Just at this point it becomes difficult for me to express the pity one should have toward a brother who has done such a miserable trick as you have and has brother Oler in reproducing what you have done; or, the contempt I have for such deceit as you are guilty of while shedding crocodile tears over helpless children. I am persuaded that one who has such love for destitute children as you brethren profess to have could not have the degree of depravity requisite for perpetrating the cheap trickery you have resorted to herein. Bro. Rhodes, you are an elder in the Lord's church and superintendent of one of "our" orphan homes. Bro. Oler fills the same two positions. Did you men not know the source of the above quotation that so "shocked" you? Yes, I gladly join my baby brother in saying the statement is outstanding, for it is from a speech from none other than the beloved pioneer T. W. Gaskey on the "pastor system." Did you men not know that it was quoted by F. D. Srygley in SEVENTY YEARS IN DIXIE, which the Gospel Advocate Co. has for sale? It is not possible for me to believe that you two "leading" brethren are ignorant of this quotation. Why, I recall that the late and lamented L. L. Brigance quoted the same statement in The Gospel Advocate in 1941, when he was writing on the "pastor system." If you brethren had been reading "Old Reliable" then, you would have been in for some shock! The statement is not even related to the subject of church support of human institutions and both of you know it. Furthermore, you ought to know better than to attempt that kind of deceit and misrepresentation of a young man trying to preach the gospel. Is it possible that an "aroused brotherhood" will tolerate such ungodliness?

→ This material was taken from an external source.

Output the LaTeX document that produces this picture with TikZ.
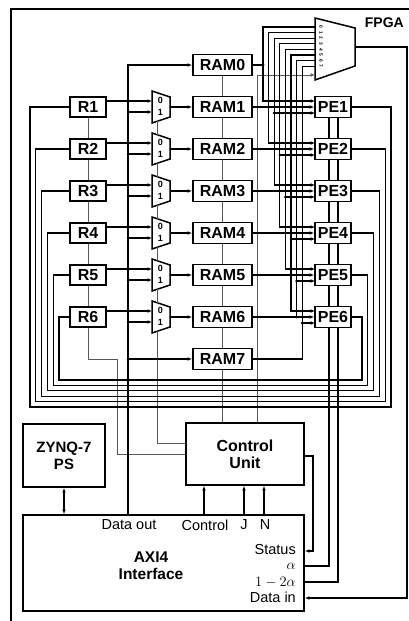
\documentclass[tikz,border=0pt]{standalone}
\usepackage{fontspec}
\setmainfont{Liberation Sans}
\usetikzlibrary{arrows.meta,calc}
\begin{document}
\begin{tikzpicture}[x=1pt,y=-1pt,
  box/.style={draw,line width=1.8pt,fill=white,font=\fontsize{16}{17}\selectfont\bfseries,inner sep=0pt,align=center},
  conn/.style={line width=1.3pt},
  chain/.style={line width=1pt,draw=black!65},
  muxs/.style={line width=1.5pt,fill=white},
  arr/.style={-{Latex[length=4.5pt,width=3.8pt]}},
  dot/.style={circle,fill,inner sep=0pt,minimum size=3pt},
  lbl/.style={font=\fontsize{14.5}{14.5}\selectfont,inner sep=0pt}]
\useasboundingbox (0,0) rectangle (409,621);
% FPGA frame
\draw[line width=2.2pt] (11,9) rectangle (420,630);
\node[font=\fontsize{14}{14}\selectfont\bfseries,anchor=east,inner sep=0pt] (fpga) at (404,23) {FPGA};

% R boxes, PE boxes, 2:1 muxes
\foreach \j in {1,...,6}{
  \pgfmathsetmacro\yy{65+42*\j}
  \node[box,minimum width=36pt,minimum height=20.5pt] (R\j) at (88,\yy) {R\j};
  \node[box,minimum width=36pt,minimum height=21pt] (PE\j) at (333,\yy) {PE\j};
  \coordinate (PEa\j) at (315,\yy-6);
  \coordinate (PEc\j) at (315,\yy+6);
  \draw[muxs] (152,\yy-16) -- (170,\yy-10) -- (170,\yy+10) -- (152,\yy+16) -- cycle;
  \coordinate (mi\j) at (152,\yy-6);
  \coordinate (mo\j) at (152,\yy+5);
  \coordinate (mout\j) at (170,\yy);
  \coordinate (mtop\j) at (157,\yy-14.3);
  \coordinate (mbot\j) at (157,\yy+14.3);
  \node[font=\fontsize{9}{9}\selectfont\bfseries,inner sep=0pt] at (160.5,\yy-6.5) {0};
  \node[font=\fontsize{9}{9}\selectfont\bfseries,inner sep=0pt] at (160.5,\yy+5) {1};
}
% RAMs
\foreach \k in {0,...,7}{
  \pgfmathsetmacro\yy{65+42*\k}
  \node[box,minimum width=59pt,minimum height=21pt] (RAM\k) at (222.5,\yy) {RAM\k};
}
% big mux
\draw[muxs] (315,18) -- (355,28) -- (355,66) -- (315,80) -- cycle;
\coordinate (bmout) at (355,47);
\coordinate (MS) at (315,75);
\foreach \k in {0,...,7}{
  \pgfmathsetmacro\xk{263+5.6*\k}
  \pgfmathsetmacro\yk{27+5.6*\k}
  \coordinate (L\k) at (\xk,0);
  \coordinate (MI\k) at (315,\yk);
  \node[font=\fontsize{4.8}{4.8}\selectfont\bfseries,rotate=-90,inner sep=0pt] at (321,\yk) {\k};
}

% Control unit, ZYNQ, AXI
\node[box,minimum width=118pt,minimum height=62pt] (CU) at (245,454) {Control\\Unit};
\node[box,font=\fontsize{15}{17}\selectfont\bfseries,minimum width=82pt,minimum height=63pt] (ZYNQ) at (64,455.5) {ZYNQ-7\\PS};
\node[box,minimum width=281pt,minimum height=96pt] (AXI) at (163.5,563) {};
\node[lbl] (tdout) at (129,525) {Data out};
\node[lbl] (tctl) at (205,525) {Control};
\node[lbl] (tj) at (244,525) {J};
\node[lbl] (tn) at (265,525) {N};
\node[font=\fontsize{15.5}{15.5}\selectfont\bfseries,inner sep=0pt] (taxi) at (151,557) {AXI4};
\node[font=\fontsize{15.5}{15.5}\selectfont\bfseries,inner sep=0pt] (tintf) at (151,574) {Interface};
\node[lbl,anchor=east] (tst) at (296,550) {Status};
\node[lbl,anchor=east] (tal) at (296,566) {$\alpha$};
\node[lbl,anchor=east] (t12a) at (296,582) {$1-2\alpha$};
\node[lbl,anchor=east] (tdin) at (296,597) {Data in};

% named helper coordinates
\coordinate (busD) at (128,0);
\coordinate (selx) at (257,0);
\coordinate (stx) at (313,0);
\coordinate (ax) at (329,0);
\coordinate (bx) at (338,0);
\coordinate (dix) at (407,0);
\coordinate (rcx) at (117,0);
\coordinate (rcy) at (0,359);
\coordinate (cx1) at (204,0);
\coordinate (cx2) at (244,0);
\coordinate (cx3) at (264,0);
\coordinate (ST) at ($(AXI.east)+(0,-12)$);
\coordinate (AL) at ($(AXI.east)+(0,3)$);
\coordinate (OA) at ($(AXI.east)+(0,19)$);
\coordinate (DIN) at ($(AXI.east)+(0,35)$);
\coordinate (CUsel) at ($(CU.west)+(0,-11)$);
\coordinate (CUst) at ($(CU.east)+(0,2)$);

% chains (gray)
\foreach \j/\k in {1/2,2/3,3/4,4/5,5/6}{
  \draw[chain] (R\j.south) -- (R\k.north);
  \draw[chain] (mbot\j) -- (mtop\k);
  \draw[conn] (PE\j.south -| ax) -- (PE\k.north -| ax);
  \draw[conn] (PE\j.south -| bx) -- (PE\k.north -| bx);
}
\foreach \j/\k in {0/1,1/2,2/3,3/4,4/5,5/6,6/7}{
  \draw[chain] (RAM\j.south) -- (RAM\k.north);
}
\draw[chain] (RAM7.south) -- (CU.north -| RAM7.south);
\draw[chain] (R6.south) -- (R6.south |- rcy) -- (rcx |- rcy) -- (rcx |- CU.west) -- (CU.west);
\draw[chain] (mbot6) -- (mbot6 |- CUsel) -- (CUsel);
\draw[chain,arr] (CU.north -| selx) -- (MS -| selx) -- (MS);

% R -> mux, mux -> RAM
\foreach \j in {1,...,6}{
  \draw[conn,arr] (R\j.east |- mi\j) -- (mi\j);
  \draw[conn,arr] (mout\j) -- (RAM\j.west);
  \draw[conn,arr] (mo\j -| busD) node[dot]{} -- (mo\j);
}
% data out bus
\draw[conn,arr] (AXI.north -| busD) -- (RAM0.west -| busD) -- (RAM0.west);
\draw[conn,arr] (RAM7.west -| busD) node[dot]{} -- (RAM7.west);

% RAM outputs to PEs and big mux
\foreach \k in {0,...,5}{
  \pgfmathtruncatemacro\j{\k+1}
  \draw[conn,arr] (MI\k) -- (MI\k -| L\k) -- (PEa\j -| L\k) -- (PEa\j);
}
\draw[conn] (MI6) -- (MI6 -| L6) -- (RAM6.east -| L6);
\draw[conn] (MI7) -- (MI7 -| L7) -- (RAM7.east -| L7) -- (RAM7.east);
\draw[conn] (RAM0.east) -- (RAM0.east -| L0) node[dot]{};
\foreach \j in {1,...,6}{
  \pgfmathtruncatemacro\k{\j+1}
  \draw[conn,arr] (RAM\j.east) -- (PE\j.west);
  \node[dot] at (RAM\j.east -| L\j) {};
  \draw[conn,arr] (PEc\j -| L\k) node[dot]{} -- (PEc\j);
}

% PE outputs loop back to R
\foreach \j in {1,...,6}{
  \pgfmathsetmacro\xr{391-5.8*(\j-1)}
  \pgfmathsetmacro\yb{407-5.4*(\j-1)}
  \pgfmathsetmacro\xl{30+5.8*(\j-1)}
  \coordinate (LR\j) at (\xr,\yb);
  \coordinate (LL\j) at (\xl,\yb);
  \draw[conn] (PE\j.east) -- (PE\j.east -| LR\j) -- (LR\j) -- (LL\j) -- (R\j.west -| LL\j) -- (R\j.west);
}

% AXI <-> PEs / CU
\draw[conn] (AL) -- (AL -| ax) -- (PE6.south -| ax);
\draw[conn] (OA) -- (OA -| bx) -- (PE6.south -| bx);
\draw[conn,arr] (CUst) -- (CUst -| stx) -- (ST -| stx) -- (ST);
\draw[conn,arr] (bmout) -- (bmout -| dix) -- (DIN -| dix) -- (DIN);
\foreach \c in {cx1,cx2,cx3}{
  \draw[conn,arr] (AXI.north -| \c) -- (CU.south -| \c);
}
\draw[conn,{Latex[length=4.5pt,width=3.8pt]}-{Latex[length=4.5pt,width=3.8pt]}] (ZYNQ.south) -- (AXI.north -| ZYNQ.south);
\end{tikzpicture}
\end{document}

In your last paragraph you say further: "One correspondent put it this way. This preacher preaches and lives by every word that comes from the Gospel Guardian." Bro. Rhodes and Brother Oler, let me "put it this way:" that correspondent lied. If you want to account for the faith and convictions of this young preacher, you might read 2 Tim. 3:14,15. In case you don't know what it says, it reads like this: "But abide thou in the things which thou hast learned and hast been assured of, knowing of whom thou hast learned them; and that from a babe thou hast known the sacred writings which are able to make thee wise unto salvation through faith which is in Christ Jesus."

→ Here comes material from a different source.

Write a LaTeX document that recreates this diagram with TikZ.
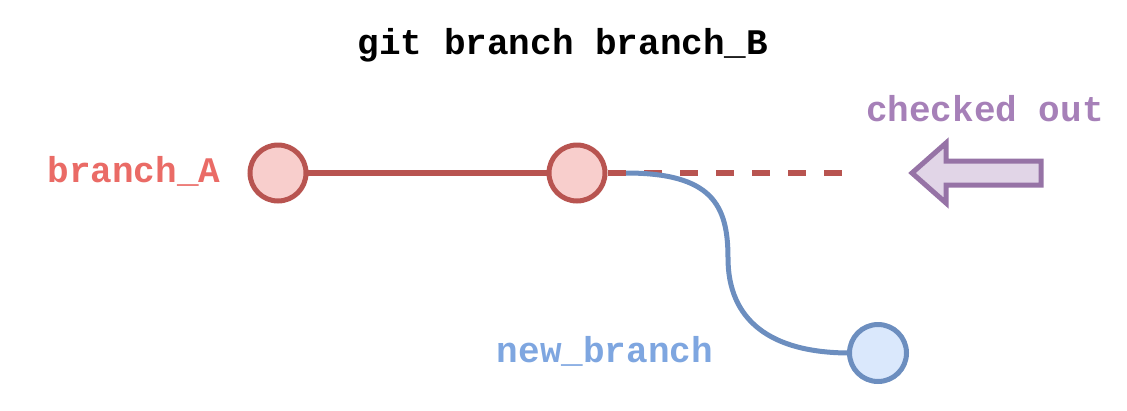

Finally, don't you and brother Oler know that if everything you said in this article were true, it wouldn't prove the scripturalness of your position? Why don't you and brother Oler write an article on this proposition: the use of such organizations as Maude Carpenter Home and Boles Home is authorized in the New Testament Scriptures and acceptable to God? That is, if you two can decide which is scriptural. Bro. Oler says a home under an eldership, like Maude Carpenter, is not scriptural. And, I presume you are in agreement with G. K. Wallace that a setup like Boles Home is not scriptural. Perhaps if you will write an article setting forth what the New Testament teaches on the organization of such an institution, Bro. Oler will print it! In the meantime, we shall be watching to see if you two brethren can agree on anything except how to misrepresent a young preacher!

This is being sent to both of you just in case you have the disposition to do what is fair and honorable: print it in The Home Journal and Boles Home News.